AI transcription has genuinely gotten very good. For clear audio with one speaker and no background noise, automated tools now get most of the words right on the first pass. So why not just use the raw output?

AI is excellent at the easy 80%

Clear, single-speaker, well-recorded audio in a common accent is close to a solved problem. If that's all a transcript needed, a human reviewer would be redundant.

And still unreliable on the hard 20%

The remaining fifth of most real-world recordings is where automated transcription breaks down: overlapping speakers, technical or industry-specific jargon, unfamiliar names, accents underrepresented in training data, and background noise. AI doesn't know when it's wrong — it just confidently outputs the wrong word, formatted identically to the words it got right. There's no visual cue telling you which parts to double-check.

The hard 20% is usually the part that matters

A misheard filler word barely matters. A misheard number in a financial interview, a misattributed quote in a legal recording, or a garbled technical term in a research transcript can genuinely change what the document means. The errors don't distribute evenly across importance — they cluster exactly where getting it wrong is costliest.

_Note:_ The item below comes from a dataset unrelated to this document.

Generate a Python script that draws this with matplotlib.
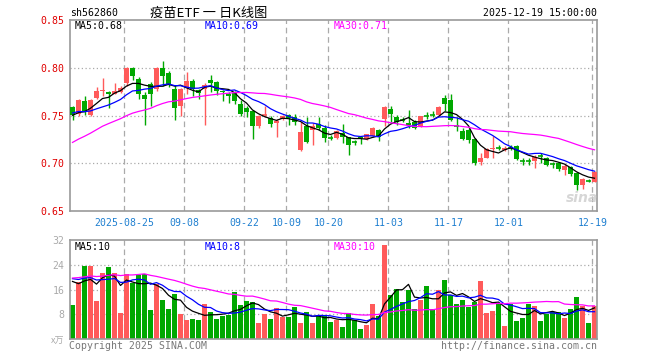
import matplotlib
matplotlib.use('Agg')
import matplotlib.pyplot as plt
import numpy as np
import pandas as pd

# ---------------- data ----------------
symbol = "sh562860"
title = "疫苗ETF 一 日K线图"
timestamp = "2025-12-19 15:00:00"

opens = [0.759, 0.752, 0.765, 0.751, 0.768, 0.776, 0.775, 0.773, 0.775, 0.784,
         0.800, 0.788, 0.771, 0.783, 0.778, 0.800, 0.795, 0.778, 0.760, 0.779,
         0.786, 0.777, 0.778, 0.7875, 0.785, 0.776, 0.7725, 0.7735, 0.762, 0.758,
         0.755, 0.7385, 0.750, 0.7473, 0.742, 0.7465, 0.750, 0.748, 0.714, 0.7392,
         0.735, 0.741, 0.7368, 0.7265, 0.7262, 0.7315, 0.727, 0.7225, 0.728, 0.7255,
         0.729, 0.735, 0.7465, 0.757, 0.748, 0.7458, 0.742, 0.743, 0.7395, 0.7495,
         0.7508, 0.7507, 0.7683, 0.7665, 0.739, 0.734, 0.735, 0.7255, 0.7017, 0.7059,
         0.715, 0.7168, 0.714, 0.7168, 0.718, 0.7028, 0.7028, 0.7027, 0.708, 0.706,
         0.6995, 0.700, 0.693, 0.6965, 0.690, 0.6772, 0.6822, 0.6807]
closes = [0.751, 0.766, 0.754, 0.766, 0.776, 0.777, 0.772, 0.776, 0.779, 0.800,
          0.791, 0.772, 0.767, 0.773, 0.800, 0.791, 0.782, 0.758, 0.778, 0.786,
          0.778, 0.7735, 0.782, 0.784, 0.776, 0.7746, 0.770, 0.7655, 0.7515, 0.7536,
          0.7385, 0.750, 0.7505, 0.741, 0.7444, 0.750, 0.7475, 0.7437, 0.7332, 0.7227,
          0.7385, 0.7374, 0.726, 0.726, 0.734, 0.728, 0.7192, 0.722, 0.7262, 0.7304,
          0.7374, 0.727, 0.7584, 0.7515, 0.7437, 0.7455, 0.740, 0.7374, 0.749, 0.749,
          0.7505, 0.7584, 0.762, 0.7455, 0.7385, 0.7255, 0.7245, 0.700, 0.7059, 0.715,
          0.7164, 0.7164, 0.7164, 0.7164, 0.7045, 0.7024, 0.7024, 0.707, 0.7075, 0.6982,
          0.699, 0.6937, 0.6972, 0.6885, 0.677, 0.6832, 0.6818, 0.6912]
highs = [0.760, 0.767, 0.770, 0.767, 0.780, 0.789, 0.776, 0.784, 0.781, 0.801,
         0.801, 0.790, 0.775, 0.785, 0.801, 0.807, 0.797, 0.782, 0.779, 0.796,
         0.788, 0.778, 0.784, 0.792, 0.786, 0.777, 0.775, 0.776, 0.766, 0.760,
         0.756, 0.751, 0.7595, 0.750, 0.746, 0.751, 0.752, 0.752, 0.743, 0.748,
         0.742, 0.748, 0.740, 0.730, 0.735, 0.741, 0.728, 0.7245, 0.729, 0.731,
         0.738, 0.736, 0.760, 0.760, 0.751, 0.748, 0.756, 0.745, 0.750, 0.754,
         0.755, 0.760, 0.7717, 0.772, 0.748, 0.737, 0.737, 0.726, 0.7105, 0.716,
         0.729, 0.719, 0.718, 0.719, 0.719, 0.705, 0.705, 0.709, 0.711, 0.707,
         0.701, 0.701, 0.699, 0.697, 0.691, 0.6845, 0.6838, 0.692]
lows = [0.745, 0.749, 0.751, 0.749, 0.767, 0.770, 0.758, 0.772, 0.774, 0.781,
        0.787, 0.767, 0.740, 0.760, 0.776, 0.781, 0.780, 0.745, 0.749, 0.772,
        0.770, 0.767, 0.740, 0.775, 0.771, 0.7655, 0.763, 0.762, 0.749, 0.748,
        0.725, 0.737, 0.748, 0.738, 0.728, 0.745, 0.740, 0.740, 0.713, 0.721,
        0.719, 0.735, 0.722, 0.724, 0.725, 0.721, 0.7087, 0.7195, 0.720, 0.724,
        0.728, 0.723, 0.739, 0.743, 0.740, 0.743, 0.737, 0.736, 0.738, 0.746,
        0.748, 0.750, 0.7542, 0.744, 0.734, 0.7245, 0.721, 0.698, 0.698, 0.705,
        0.7055, 0.714, 0.713, 0.714, 0.703, 0.698, 0.698, 0.6947, 0.700, 0.697,
        0.695, 0.692, 0.688, 0.687, 0.672, 0.6735, 0.6805, 0.680]
volumes = [11.0, 18.4, 23.5, 23.5, 12.3, 21.3, 23.2, 21.3, 8.4, 21.1,
           18.1, 20.6, 21.1, 9.4, 17.8, 12.7, 9.7, 14.6, 8.0, 6.2,
           6.5, 6.2, 11.4, 8.7, 6.5, 7.3, 7.8, 15.3, 11.0, 12.3,
           11.9, 5.1, 8.1, 6.5, 10.1, 7.2, 7.2, 10.5, 5.1, 8.7,
           5.1, 7.8, 7.6, 5.6, 6.2, 4.0, 8.3, 6.2, 3.2, 4.5,
           11.4, 7.3, 30.3, 14.1, 16.2, 11.8, 15.9, 9.7, 12.7, 17.0,
           9.7, 15.9, 19.2, 14.3, 11.4, 12.7, 10.5, 11.8, 18.8, 8.5,
           9.1, 11.4, 4.3, 11.4, 5.8, 6.7, 11.4, 10.8, 5.8, 8.0,
           8.7, 8.7, 6.7, 9.7, 13.7, 10.8, 5.3, 10.8]
# closes / volumes of the 29 sessions before the window (only feed the moving averages)
prior_closes = [0.662, 0.665, 0.668, 0.667, 0.668, 0.690, 0.698, 0.702, 0.706, 0.712,
                0.718, 0.722, 0.720, 0.717, 0.723, 0.728, 0.735, 0.740, 0.745, 0.742,
                0.750, 0.756, 0.758, 0.754, 0.757, 0.752, 0.749, 0.748, 0.751]
prior_volumes = [14, 16, 15, 18, 17, 15, 16, 17, 15, 18, 16, 15,
                 24, 28, 26, 23, 27, 25, 26, 25,
                 21, 19, 22, 20, 20, 22, 19, 21, 20]
tick_dates = ["2025-08-25", "2025-09-08", "2025-09-22", "2025-10-09", "2025-10-20",
              "2025-11-03", "2025-11-17", "2025-12-01", "2025-12-19"]
price_ticks = [0.65, 0.70, 0.75, 0.80, 0.85]
vol_ticks = [8, 16, 24, 32]
price_ma_text = ["MA5:0.68", "MA10:0.69", "MA30:0.71"]
vol_ma_text = ["MA5:10", "MA10:8", "MA30:10"]

# trading calendar (weekdays, minus the National Day holiday)
days = pd.bdate_range("2025-08-12", "2025-12-19")
days = [d for d in days if not (pd.Timestamp("2025-10-01") <= d <= pd.Timestamp("2025-10-08"))]
day_str = [d.strftime("%Y-%m-%d") for d in days]

# ---------------- style ----------------
RED = "#ff5a5a"
GREEN = "#00a800"
GRID = "#aaaaaa"
FRAME = "#999999"
MONO = "DejaVu Sans Mono"
FS = 7.1

W, H = 660, 360
fig = plt.figure(figsize=(W / 100, H / 100), dpi=100)
fig.patch.set_facecolor("white")

def fx(x):
    return x / W

def fy(y):
    return 1 - y / H

n = len(closes)
ax = fig.add_axes([fx(70), fy(211), 527 / W, 191 / H])
axv = fig.add_axes([fx(70), fy(339), 527 / W, 99 / H])

o = np.array(opens); c = np.array(closes); hi = np.array(highs); lo = np.array(lows)
v = np.array(volumes)
idx = np.arange(n)
bw = 5 / 6
xc = idx + bw / 2

def ma(series, prior, k):
    full = np.concatenate([np.array(prior, float), series])
    out = np.convolve(full, np.ones(k) / k, mode="valid")
    return out[-len(series):]

up = c >= o
cols = np.where(up, RED, GREEN)

for a in (ax, axv):
    a.set_xlim(0, 527 / 6)
    for s in a.spines.values():
        s.set_color(FRAME)
        s.set_linewidth(1.2)
    a.tick_params(length=0)

# vertical dashed grid
tick_idx = [day_str.index(d) for d in tick_dates]
for a in (ax, axv):
    for t in tick_idx:
        a.axvline(t + 0.05, color=GRID, lw=0.9, dashes=(4.5, 3), zorder=0)

# price panel
ax.set_ylim(0.65, 0.85)
for yv in price_ticks[1:-1]:
    ax.axhline(yv, color=GRID, lw=0.9, dashes=(1, 2), zorder=0)
ax.vlines(xc, lo, hi, colors=cols, lw=1.0, zorder=2)
body = np.abs(c - o)
flat = body < 0.0008
ax.bar(idx[~flat], body[~flat], bottom=np.minimum(o, c)[~flat], width=bw,
       align="edge", color=cols[~flat], lw=0, zorder=3)
ax.hlines(c[flat], idx[flat], idx[flat] + bw, colors=cols[flat], lw=1.2, zorder=3)
ax.plot(xc, ma(c, prior_closes, 5), color="black", lw=0.9, zorder=4)
ax.plot(xc, ma(c, prior_closes, 10), color="#0000ff", lw=0.9, zorder=4)
ax.plot(xc, ma(c, prior_closes, 30), color="#ff00ff", lw=0.9, zorder=4)

ax.set_yticks(price_ticks)
ax.set_yticklabels([f"{t:.2f}" for t in price_ticks], color="#e00000",
                   family=MONO, fontsize=FS)
ax.tick_params(axis="y", pad=4)
ax.set_xticks([t + 0.05 for t in tick_idx])
ax.set_xticklabels([tick_dates[0]] + [d[5:] for d in tick_dates[1:]],
                   color="#1e7fd0", family=MONO, fontsize=FS)
ax.tick_params(axis="x", pad=5)

# volume panel
axv.set_ylim(0, 32)
for yv in vol_ticks[:-1]:
    axv.axhline(yv, color=GRID, lw=0.9, dashes=(1, 2), zorder=0)
axv.bar(idx, v, width=bw, align="edge", color=cols, lw=0, zorder=2)
axv.plot(xc, ma(v, prior_volumes, 5), color="black", lw=0.9, zorder=4)
axv.plot(xc, ma(v, prior_volumes, 10), color="#0000ff", lw=0.9, zorder=4)
axv.plot(xc, ma(v, prior_volumes, 30), color="#ff00ff", lw=0.9, zorder=4)
axv.set_yticks(vol_ticks)
axv.set_yticklabels([str(t) for t in vol_ticks], color="#aaaaaa", family=MONO, fontsize=FS)
axv.tick_params(axis="y", pad=4)
axv.set_xticks([])

# texts
ma_cols = ["black", "#0000ff", "#ff00ff"]
ma_x = [75, 205, 334]
for t, col, x in zip(price_ma_text, ma_cols, ma_x):
    fig.text(fx(x), fy(26), t, color=col, family=MONO, fontsize=FS, va="center", ha="left")
for t, col, x in zip(vol_ma_text, ma_cols, ma_x):
    fig.text(fx(x), fy(247), t, color=col, family=MONO, fontsize=FS, va="center", ha="left")

fig.text(fx(70), fy(13), symbol, color="black", family=MONO, fontsize=FS, va="center", ha="left")
fig.text(fx(150), fy(13), title, color="black", family=["Noto Sans CJK SC", "DejaVu Sans"],
         fontsize=9.5, va="center", ha="left")
fig.text(fx(597), fy(13), timestamp, color="black", family=MONO, fontsize=FS, va="center", ha="right")
fig.text(fx(69), fy(346), "Copyright 2025 SINA.COM", color="#777777", family=MONO,
         fontsize=FS, va="center", ha="left")
fig.text(fx(597), fy(346), "http://finance.sina.com.cn", color="#777777", family=MONO,
         fontsize=FS, va="center", ha="right")
fig.text(fx(64), fy(341), "x万", color="#aaaaaa", family=["Noto Sans CJK SC", "DejaVu Sans"],
         fontsize=6.5, va="center", ha="right", style="italic")
fig.text(fx(582), fy(198), "sina", color="#cccccc", family="DejaVu Sans", fontsize=10,
         fontweight="bold", style="italic", va="center", ha="center", alpha=0.8)

fig.savefig("out.png", dpi=100, facecolor="white")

What a human reviewer actually catches

  • Misheard homophones and near-homophones ("there" vs. "they're," a company name vs. a common word)
  • Speaker mislabeling during cross-talk or quick exchanges
  • Domain-specific terms an AI model has never encountered
  • Sentences that are technically transcribed correctly but don't make sense in context — a strong signal something was misheard

This is why every file that leaves Apex Transcript gets an AI first pass for speed, followed by a human pass against the actual audio for accuracy. Neither step alone is enough. Together, they're what separates a usable transcript from a rough guess.